At Somerset Airport, Kimmel and Brown flew in “Cherokee” planes, each logging about 100 hours in the past two years. Kimmel earned his private license Oct. 28, and Brown followed on Nov. 9.
“I didn’t have a goal of getting my license when I started, I just wanted to fly. But those 40 hours of flight time flew by,” Brown said. “It’s the greatest accomplishment — this little piece of paper, this culmination of everything – that says you’re allowed to fly.”
Now that they’ve obtained their licenses, Kimmel and Brown are turning their focus back to school — both want to be aerospace engineers — and keeping flying as a hobby.
“Even if I don’t get in a plane for a while, they say it’s like riding a bike,” Brown said. “It’s hard to forget how to fly.”
Kimmel said getting his license has prepared him for his planned career.
“I’ve learned more from flying than we ever could have from a textbook,” Kimmel said. “And it’s not like going to flight school was ever a hassle, you’re up in the air flying.”
Brown hopes to enter a service academy after high school to fly, likely the Air Force because they have the most flying positions.
Kimmel said he’d love to fly in the service, but his eyes are not good enough, so he’s looking for the strongest possible aerospace engineer program.
“We just took an interest of ours and found a practical way to do something with it,” Kimmel said. “Almost anyone can do it if you give the right commitment and put in the right amount of time.

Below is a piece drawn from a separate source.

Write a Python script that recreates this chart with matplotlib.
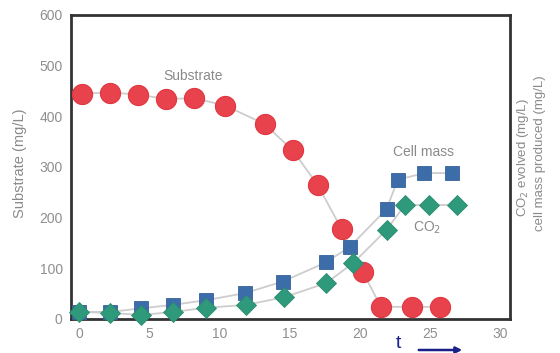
import matplotlib
matplotlib.use("Agg")
import matplotlib.pyplot as plt

# ---- data ----
substrate_t = [0.2, 2.2, 4.2, 6.2, 8.2, 10.4, 13.2, 15.2, 17.0, 18.7, 20.2, 21.5, 23.7, 25.7]
substrate = [445, 447, 443, 434, 436, 421, 385, 333, 264, 177, 93, 24, 24, 24]

cell_t = [0.0, 2.2, 4.4, 6.7, 9.0, 11.8, 14.5, 17.6, 19.3, 21.9, 22.7, 24.6, 26.6]
cell_mass = [14, 14, 21, 28, 37, 51, 74, 112, 143, 217, 275, 288, 288]

co2_t = [0.0, 2.2, 4.4, 6.7, 9.0, 11.9, 14.6, 17.6, 19.5, 21.9, 23.2, 24.9, 26.9]
co2 = [14, 12, 8, 14, 22, 28, 43, 71, 110, 176, 225, 225, 225]

x_ticks = [0, 5, 10, 15, 20, 25, 30]
y_ticks = [0, 100, 200, 300, 400, 500, 600]

plt.rcParams['font.family'] = ['Liberation Sans', 'DejaVu Sans']

W, H = 560, 353
fig = plt.figure(figsize=(W / 100, H / 100), dpi=100)
ax = fig.add_axes([71 / W, 1 - 319 / H, (510 - 71) / W, (319 - 15) / H])

line_c = '#cdcdcd'
ax.plot(substrate_t, substrate, color=line_c, lw=1.3, zorder=1)
ax.plot(cell_t, cell_mass, color=line_c, lw=1.3, zorder=1)
ax.plot(co2_t, co2, color=line_c, lw=1.3, zorder=1)

ax.plot(substrate_t, substrate, 'o', color='#e8434d', ms=14.5, mec='#e0363f', mew=0.8,
        zorder=3, clip_on=False)
ax.plot(cell_t, cell_mass, 's', color='#3d6da8', ms=10.5, mec='#34629a', mew=0.6,
        zorder=4, clip_on=False)
ax.plot(co2_t, co2, 'D', color='#2f9a7b', ms=10.5, mec='#2a8c70', mew=0.6,
        zorder=5, clip_on=False)

ax.set_xlim(-0.6, 30.7)
ax.set_ylim(0, 600)
ax.set_xticks(x_ticks)
ax.set_yticks(y_ticks)
ax.tick_params(length=0, labelsize=10, labelcolor='#8f8f8f', pad=6)
for s in ax.spines.values():
    s.set_color('#333333')
    s.set_linewidth(2.0)

txt_c = '#8a8a8a'
ax.text(8.1, 480, 'Substrate', color=txt_c, fontsize=10, ha='center', va='center')
ax.text(24.5, 330, 'Cell mass', color=txt_c, fontsize=10, ha='center', va='center')
ax.text(24.8, 180, 'CO$_2$', color=txt_c, fontsize=10, ha='center', va='center')

fig.text(20 / W, 1 - 163 / H, 'Substrate (mg/L)', rotation=90, color=txt_c,
         fontsize=10.5, ha='center', va='center')
fig.text(523 / W, 1 - 158 / H, 'CO$_2$ evolved (mg/L)', rotation=90, color=txt_c,
         fontsize=9.5, ha='center', va='center')
fig.text(540 / W, 1 - 153 / H, 'cell mass produced (mg/L)', rotation=90, color=txt_c,
         fontsize=9.5, ha='center', va='center')

navy = '#1a1f8a'
fig.text(398 / W, 1 - 344 / H, 't', color=navy, fontsize=14, ha='center', va='center')
fig.patches.append(matplotlib.patches.FancyArrowPatch(
    (416 / W, 1 - 350 / H), (465 / W, 1 - 350 / H), transform=fig.transFigure,
    arrowstyle='-|>', mutation_scale=9, color=navy, lw=1.8))

fig.savefig('out.png', dpi=100)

It’s something worth trying because it’s so rewarding. Exploring new airports, flying different planes, meeting cool people. There are so many great aspects of it. If you want to go for it, just go for it. ”
Kay says obtaining a private pilot’s license typically takes one to two years depending on how frequently one takes classes; from start to finish, the process costs about $8,000 to $10,000.
“It saves a lot of time and money to do your homework outside of the course,” Brown said. “And if you can, do it with a friend.”
“If you’re looking at the sky,” Kay said. “It’s time to fly.”